▶ _What to work on_
Hunt for the word "this" across the entries below, copying each line that holds it.

▶ _Excerpted data_

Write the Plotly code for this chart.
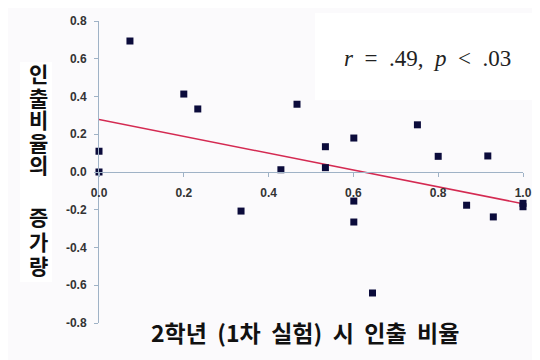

--

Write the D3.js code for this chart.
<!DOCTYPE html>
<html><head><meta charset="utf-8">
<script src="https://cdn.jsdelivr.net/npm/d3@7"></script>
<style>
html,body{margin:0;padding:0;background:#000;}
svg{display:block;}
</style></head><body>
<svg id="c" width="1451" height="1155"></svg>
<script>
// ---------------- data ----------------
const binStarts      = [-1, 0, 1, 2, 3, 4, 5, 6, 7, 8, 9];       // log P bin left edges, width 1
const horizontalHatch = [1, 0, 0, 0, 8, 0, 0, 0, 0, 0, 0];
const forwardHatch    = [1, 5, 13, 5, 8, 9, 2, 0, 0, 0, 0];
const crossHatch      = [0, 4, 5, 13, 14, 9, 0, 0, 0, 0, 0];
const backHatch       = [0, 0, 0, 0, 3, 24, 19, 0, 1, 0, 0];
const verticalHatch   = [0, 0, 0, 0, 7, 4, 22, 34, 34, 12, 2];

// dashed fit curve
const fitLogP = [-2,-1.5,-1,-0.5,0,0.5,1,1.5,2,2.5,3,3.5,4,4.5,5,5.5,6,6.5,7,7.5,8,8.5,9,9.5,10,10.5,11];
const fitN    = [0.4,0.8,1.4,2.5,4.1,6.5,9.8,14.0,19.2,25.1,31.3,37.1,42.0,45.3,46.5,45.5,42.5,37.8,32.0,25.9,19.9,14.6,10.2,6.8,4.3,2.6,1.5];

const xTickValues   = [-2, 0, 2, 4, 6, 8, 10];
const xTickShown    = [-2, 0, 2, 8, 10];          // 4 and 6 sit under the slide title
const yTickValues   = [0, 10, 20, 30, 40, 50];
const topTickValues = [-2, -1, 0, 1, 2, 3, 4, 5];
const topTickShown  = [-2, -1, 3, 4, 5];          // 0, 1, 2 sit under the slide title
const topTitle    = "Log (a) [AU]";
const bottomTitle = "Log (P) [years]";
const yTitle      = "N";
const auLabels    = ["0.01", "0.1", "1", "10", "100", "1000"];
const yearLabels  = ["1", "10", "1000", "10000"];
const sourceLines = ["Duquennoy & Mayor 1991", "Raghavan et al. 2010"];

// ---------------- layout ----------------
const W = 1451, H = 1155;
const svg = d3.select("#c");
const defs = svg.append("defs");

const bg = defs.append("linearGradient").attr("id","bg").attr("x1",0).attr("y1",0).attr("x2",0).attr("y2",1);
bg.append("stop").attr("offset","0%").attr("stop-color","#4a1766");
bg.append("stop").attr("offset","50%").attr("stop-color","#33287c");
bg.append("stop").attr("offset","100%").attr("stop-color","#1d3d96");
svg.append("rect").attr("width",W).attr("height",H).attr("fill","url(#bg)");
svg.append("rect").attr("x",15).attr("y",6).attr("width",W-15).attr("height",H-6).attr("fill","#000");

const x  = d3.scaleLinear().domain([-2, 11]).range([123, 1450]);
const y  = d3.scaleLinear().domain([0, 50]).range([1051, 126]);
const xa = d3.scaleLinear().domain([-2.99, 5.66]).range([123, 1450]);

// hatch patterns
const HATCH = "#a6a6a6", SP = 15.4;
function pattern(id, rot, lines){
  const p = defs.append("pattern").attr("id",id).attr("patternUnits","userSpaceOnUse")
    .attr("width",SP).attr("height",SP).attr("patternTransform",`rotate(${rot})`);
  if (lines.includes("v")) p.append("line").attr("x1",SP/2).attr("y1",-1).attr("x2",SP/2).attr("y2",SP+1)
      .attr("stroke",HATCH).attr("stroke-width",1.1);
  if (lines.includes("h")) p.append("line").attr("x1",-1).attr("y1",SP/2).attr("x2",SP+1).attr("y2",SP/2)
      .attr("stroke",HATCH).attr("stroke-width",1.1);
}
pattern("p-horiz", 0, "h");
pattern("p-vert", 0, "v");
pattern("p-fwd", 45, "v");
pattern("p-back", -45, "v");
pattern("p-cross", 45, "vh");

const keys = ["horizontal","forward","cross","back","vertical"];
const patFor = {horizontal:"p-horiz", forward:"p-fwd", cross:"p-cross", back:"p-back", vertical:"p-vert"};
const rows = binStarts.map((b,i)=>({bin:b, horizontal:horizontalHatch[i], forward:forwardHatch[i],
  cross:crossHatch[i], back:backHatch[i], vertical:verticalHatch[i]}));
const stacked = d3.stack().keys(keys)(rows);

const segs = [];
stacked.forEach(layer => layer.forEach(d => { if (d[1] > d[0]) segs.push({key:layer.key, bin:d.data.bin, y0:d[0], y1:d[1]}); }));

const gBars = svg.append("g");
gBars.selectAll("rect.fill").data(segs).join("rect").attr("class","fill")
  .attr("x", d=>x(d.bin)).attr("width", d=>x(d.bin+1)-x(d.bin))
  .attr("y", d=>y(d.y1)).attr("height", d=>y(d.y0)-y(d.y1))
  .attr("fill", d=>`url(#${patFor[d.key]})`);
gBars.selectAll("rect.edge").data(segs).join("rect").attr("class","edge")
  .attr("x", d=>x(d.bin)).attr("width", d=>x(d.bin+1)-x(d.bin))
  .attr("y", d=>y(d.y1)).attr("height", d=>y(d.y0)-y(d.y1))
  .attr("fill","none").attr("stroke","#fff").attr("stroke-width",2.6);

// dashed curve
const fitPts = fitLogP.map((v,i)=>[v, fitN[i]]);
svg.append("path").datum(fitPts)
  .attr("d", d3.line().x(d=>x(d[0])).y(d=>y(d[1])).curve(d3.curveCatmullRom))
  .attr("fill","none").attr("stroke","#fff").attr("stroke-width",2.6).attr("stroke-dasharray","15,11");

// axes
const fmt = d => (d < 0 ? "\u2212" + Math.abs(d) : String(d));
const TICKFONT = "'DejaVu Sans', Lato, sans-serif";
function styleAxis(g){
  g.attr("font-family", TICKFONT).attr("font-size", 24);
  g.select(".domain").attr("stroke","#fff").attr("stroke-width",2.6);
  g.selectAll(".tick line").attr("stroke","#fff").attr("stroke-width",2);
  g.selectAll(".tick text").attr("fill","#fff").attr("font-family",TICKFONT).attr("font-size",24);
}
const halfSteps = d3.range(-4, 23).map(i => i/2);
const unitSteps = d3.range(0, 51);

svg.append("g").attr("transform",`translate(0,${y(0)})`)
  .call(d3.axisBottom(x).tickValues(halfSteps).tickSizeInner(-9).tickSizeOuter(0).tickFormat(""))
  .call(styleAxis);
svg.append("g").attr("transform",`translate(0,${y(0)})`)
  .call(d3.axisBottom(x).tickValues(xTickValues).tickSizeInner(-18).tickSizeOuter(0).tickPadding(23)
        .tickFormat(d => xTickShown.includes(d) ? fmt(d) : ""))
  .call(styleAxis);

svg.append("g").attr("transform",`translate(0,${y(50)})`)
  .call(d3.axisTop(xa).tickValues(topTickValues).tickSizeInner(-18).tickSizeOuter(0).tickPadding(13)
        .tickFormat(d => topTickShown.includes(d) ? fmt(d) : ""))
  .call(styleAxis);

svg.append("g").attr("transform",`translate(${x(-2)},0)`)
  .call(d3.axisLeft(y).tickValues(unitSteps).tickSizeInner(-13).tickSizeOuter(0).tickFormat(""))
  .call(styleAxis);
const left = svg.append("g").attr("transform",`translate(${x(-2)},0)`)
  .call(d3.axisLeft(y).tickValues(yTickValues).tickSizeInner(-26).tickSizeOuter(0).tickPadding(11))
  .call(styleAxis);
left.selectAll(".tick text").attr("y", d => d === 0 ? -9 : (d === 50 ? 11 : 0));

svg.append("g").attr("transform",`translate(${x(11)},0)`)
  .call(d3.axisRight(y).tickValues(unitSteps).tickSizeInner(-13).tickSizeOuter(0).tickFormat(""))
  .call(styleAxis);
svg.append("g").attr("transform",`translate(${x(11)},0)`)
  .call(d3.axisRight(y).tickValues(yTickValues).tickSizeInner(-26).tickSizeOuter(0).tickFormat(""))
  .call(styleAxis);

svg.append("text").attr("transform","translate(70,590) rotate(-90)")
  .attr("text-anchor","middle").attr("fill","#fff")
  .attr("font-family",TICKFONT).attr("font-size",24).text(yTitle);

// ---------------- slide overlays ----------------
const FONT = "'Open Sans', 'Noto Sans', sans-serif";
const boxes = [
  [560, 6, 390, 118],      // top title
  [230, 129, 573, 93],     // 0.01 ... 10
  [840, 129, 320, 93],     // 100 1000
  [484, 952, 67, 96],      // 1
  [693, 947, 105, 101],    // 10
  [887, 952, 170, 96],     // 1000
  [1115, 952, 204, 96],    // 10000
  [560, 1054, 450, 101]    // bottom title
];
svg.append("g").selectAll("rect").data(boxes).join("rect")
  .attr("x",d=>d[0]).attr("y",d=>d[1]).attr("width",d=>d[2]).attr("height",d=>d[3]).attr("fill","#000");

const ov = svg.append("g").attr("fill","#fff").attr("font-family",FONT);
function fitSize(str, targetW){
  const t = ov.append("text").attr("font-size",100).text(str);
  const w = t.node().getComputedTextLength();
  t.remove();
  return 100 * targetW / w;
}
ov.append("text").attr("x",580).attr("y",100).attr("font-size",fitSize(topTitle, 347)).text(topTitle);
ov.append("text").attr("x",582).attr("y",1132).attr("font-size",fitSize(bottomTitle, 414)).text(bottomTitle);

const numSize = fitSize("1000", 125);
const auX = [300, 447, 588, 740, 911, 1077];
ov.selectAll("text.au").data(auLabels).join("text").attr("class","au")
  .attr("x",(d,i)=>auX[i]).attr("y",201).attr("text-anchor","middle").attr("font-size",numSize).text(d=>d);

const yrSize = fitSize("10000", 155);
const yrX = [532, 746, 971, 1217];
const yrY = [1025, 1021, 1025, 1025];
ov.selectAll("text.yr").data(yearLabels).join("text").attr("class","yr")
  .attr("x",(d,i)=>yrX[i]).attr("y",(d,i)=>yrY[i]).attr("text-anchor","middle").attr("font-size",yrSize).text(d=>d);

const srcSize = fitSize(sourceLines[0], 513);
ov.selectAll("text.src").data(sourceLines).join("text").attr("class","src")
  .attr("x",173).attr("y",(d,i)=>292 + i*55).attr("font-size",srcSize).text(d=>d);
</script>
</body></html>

---

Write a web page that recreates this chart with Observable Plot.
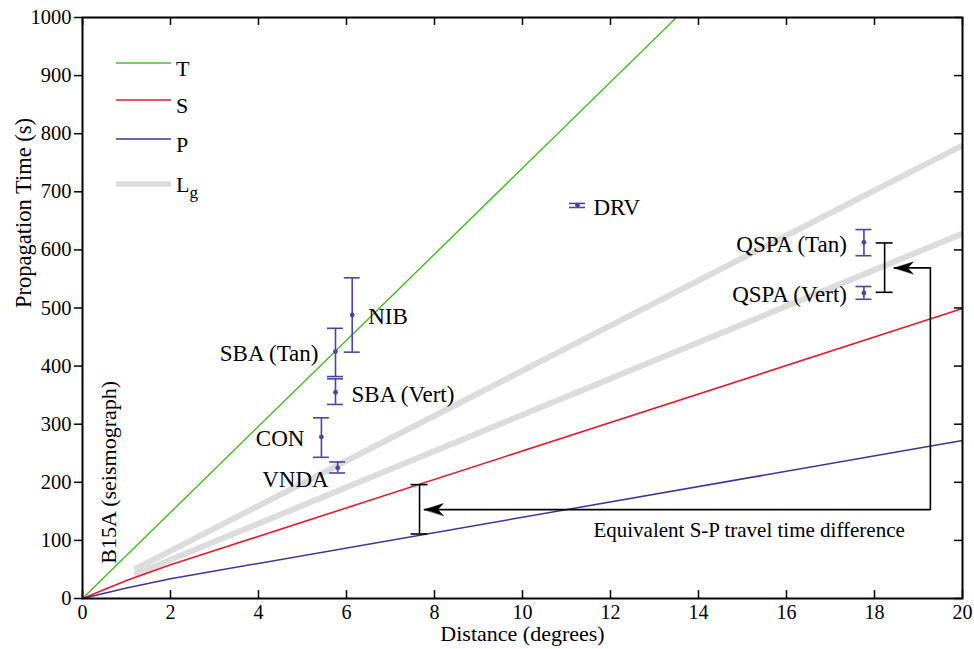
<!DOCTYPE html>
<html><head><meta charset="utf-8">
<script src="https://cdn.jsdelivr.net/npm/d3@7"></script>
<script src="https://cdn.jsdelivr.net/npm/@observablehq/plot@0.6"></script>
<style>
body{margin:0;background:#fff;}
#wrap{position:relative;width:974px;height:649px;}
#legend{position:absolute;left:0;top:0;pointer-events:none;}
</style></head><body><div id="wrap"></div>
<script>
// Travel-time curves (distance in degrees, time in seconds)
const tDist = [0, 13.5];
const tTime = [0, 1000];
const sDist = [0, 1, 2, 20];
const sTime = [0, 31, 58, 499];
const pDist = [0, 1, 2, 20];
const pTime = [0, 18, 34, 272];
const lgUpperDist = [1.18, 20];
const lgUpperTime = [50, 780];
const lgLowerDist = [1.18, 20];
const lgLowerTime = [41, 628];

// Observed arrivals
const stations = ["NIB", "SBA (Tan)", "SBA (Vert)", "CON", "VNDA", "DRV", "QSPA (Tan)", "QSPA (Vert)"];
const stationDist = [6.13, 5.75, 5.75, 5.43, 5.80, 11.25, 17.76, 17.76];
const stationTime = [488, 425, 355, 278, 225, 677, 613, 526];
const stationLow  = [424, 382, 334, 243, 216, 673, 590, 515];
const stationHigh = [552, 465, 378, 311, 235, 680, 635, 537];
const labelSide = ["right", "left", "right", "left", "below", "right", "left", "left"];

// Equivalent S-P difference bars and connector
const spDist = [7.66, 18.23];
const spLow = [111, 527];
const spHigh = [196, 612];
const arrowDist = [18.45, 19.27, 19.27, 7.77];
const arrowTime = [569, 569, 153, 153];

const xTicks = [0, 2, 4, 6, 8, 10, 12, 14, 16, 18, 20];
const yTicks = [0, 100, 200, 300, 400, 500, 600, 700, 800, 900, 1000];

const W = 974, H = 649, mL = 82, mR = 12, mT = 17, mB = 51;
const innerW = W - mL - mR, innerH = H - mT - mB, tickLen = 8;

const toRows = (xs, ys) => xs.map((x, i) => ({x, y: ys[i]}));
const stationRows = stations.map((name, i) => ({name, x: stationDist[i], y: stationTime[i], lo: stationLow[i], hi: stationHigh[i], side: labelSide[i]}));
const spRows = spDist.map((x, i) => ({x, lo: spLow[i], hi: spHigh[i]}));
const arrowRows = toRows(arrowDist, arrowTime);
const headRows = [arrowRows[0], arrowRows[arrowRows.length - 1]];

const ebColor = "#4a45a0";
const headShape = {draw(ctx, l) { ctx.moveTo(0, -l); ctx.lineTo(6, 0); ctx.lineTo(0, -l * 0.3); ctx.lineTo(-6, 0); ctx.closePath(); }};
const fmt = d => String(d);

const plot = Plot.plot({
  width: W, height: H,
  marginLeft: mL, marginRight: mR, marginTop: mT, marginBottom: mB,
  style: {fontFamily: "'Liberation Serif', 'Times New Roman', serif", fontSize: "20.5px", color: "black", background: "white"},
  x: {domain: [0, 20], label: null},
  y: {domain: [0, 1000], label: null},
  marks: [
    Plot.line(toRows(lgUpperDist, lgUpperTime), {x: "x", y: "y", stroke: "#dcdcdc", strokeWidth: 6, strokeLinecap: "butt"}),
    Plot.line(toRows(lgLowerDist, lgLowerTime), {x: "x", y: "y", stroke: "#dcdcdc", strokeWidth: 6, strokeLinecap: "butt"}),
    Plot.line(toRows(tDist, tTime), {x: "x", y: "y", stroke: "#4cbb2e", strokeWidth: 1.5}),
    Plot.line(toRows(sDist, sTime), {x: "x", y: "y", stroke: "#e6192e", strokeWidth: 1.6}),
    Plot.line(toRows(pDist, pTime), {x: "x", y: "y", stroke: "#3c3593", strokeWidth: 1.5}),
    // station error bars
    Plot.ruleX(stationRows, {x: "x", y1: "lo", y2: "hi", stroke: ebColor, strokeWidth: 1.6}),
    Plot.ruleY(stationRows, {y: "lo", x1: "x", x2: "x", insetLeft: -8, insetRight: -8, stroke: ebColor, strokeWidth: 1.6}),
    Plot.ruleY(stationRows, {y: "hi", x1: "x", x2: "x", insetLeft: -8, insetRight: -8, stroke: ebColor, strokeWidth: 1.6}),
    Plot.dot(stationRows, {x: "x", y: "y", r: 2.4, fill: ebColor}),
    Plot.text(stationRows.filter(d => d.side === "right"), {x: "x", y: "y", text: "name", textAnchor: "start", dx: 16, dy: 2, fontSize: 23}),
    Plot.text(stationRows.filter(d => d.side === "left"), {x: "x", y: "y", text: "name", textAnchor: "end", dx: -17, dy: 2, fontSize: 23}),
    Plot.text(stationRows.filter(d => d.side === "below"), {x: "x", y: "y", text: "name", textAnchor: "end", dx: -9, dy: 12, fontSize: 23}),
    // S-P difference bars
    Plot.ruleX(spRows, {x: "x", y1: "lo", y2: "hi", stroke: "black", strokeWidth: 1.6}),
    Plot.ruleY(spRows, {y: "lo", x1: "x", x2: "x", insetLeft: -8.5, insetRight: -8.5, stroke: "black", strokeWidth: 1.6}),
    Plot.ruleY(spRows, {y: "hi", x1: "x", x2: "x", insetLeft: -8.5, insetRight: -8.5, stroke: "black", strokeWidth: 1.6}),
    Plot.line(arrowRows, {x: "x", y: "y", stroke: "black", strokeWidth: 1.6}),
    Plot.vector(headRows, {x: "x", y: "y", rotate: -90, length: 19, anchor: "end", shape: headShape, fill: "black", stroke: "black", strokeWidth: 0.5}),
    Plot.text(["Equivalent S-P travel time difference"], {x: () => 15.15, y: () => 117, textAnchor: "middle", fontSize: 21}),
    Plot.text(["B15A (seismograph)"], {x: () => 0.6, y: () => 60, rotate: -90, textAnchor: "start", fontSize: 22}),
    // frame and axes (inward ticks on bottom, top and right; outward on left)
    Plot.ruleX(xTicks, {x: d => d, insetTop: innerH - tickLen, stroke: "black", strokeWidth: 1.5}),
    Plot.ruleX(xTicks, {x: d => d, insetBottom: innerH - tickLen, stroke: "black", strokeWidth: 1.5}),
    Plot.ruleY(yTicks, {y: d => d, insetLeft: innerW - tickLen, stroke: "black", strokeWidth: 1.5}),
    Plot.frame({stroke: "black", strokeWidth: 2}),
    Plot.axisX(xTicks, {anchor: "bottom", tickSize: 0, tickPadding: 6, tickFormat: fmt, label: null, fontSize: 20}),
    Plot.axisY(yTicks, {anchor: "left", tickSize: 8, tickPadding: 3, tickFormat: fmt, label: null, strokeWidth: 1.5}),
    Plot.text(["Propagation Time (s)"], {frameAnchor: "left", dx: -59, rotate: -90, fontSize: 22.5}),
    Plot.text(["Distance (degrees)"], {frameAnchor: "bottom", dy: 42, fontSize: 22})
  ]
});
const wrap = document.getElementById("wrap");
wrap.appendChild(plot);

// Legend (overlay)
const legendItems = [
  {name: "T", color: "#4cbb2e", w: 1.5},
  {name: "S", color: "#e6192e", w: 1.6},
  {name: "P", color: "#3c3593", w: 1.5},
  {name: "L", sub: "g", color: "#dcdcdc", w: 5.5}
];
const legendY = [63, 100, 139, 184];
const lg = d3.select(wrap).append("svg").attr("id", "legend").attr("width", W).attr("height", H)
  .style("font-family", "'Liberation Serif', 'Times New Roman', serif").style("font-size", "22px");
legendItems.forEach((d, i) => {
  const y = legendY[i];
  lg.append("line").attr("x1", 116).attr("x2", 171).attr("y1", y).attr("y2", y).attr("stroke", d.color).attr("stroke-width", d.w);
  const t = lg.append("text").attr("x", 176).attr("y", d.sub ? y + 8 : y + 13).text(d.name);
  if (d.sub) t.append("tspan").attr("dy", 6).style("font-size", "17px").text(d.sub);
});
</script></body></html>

▶ _The completed task_
Write the Plotly code for this chart.
Write the D3.js code for this chart.
Write a web page that recreates this chart with Observable Plot.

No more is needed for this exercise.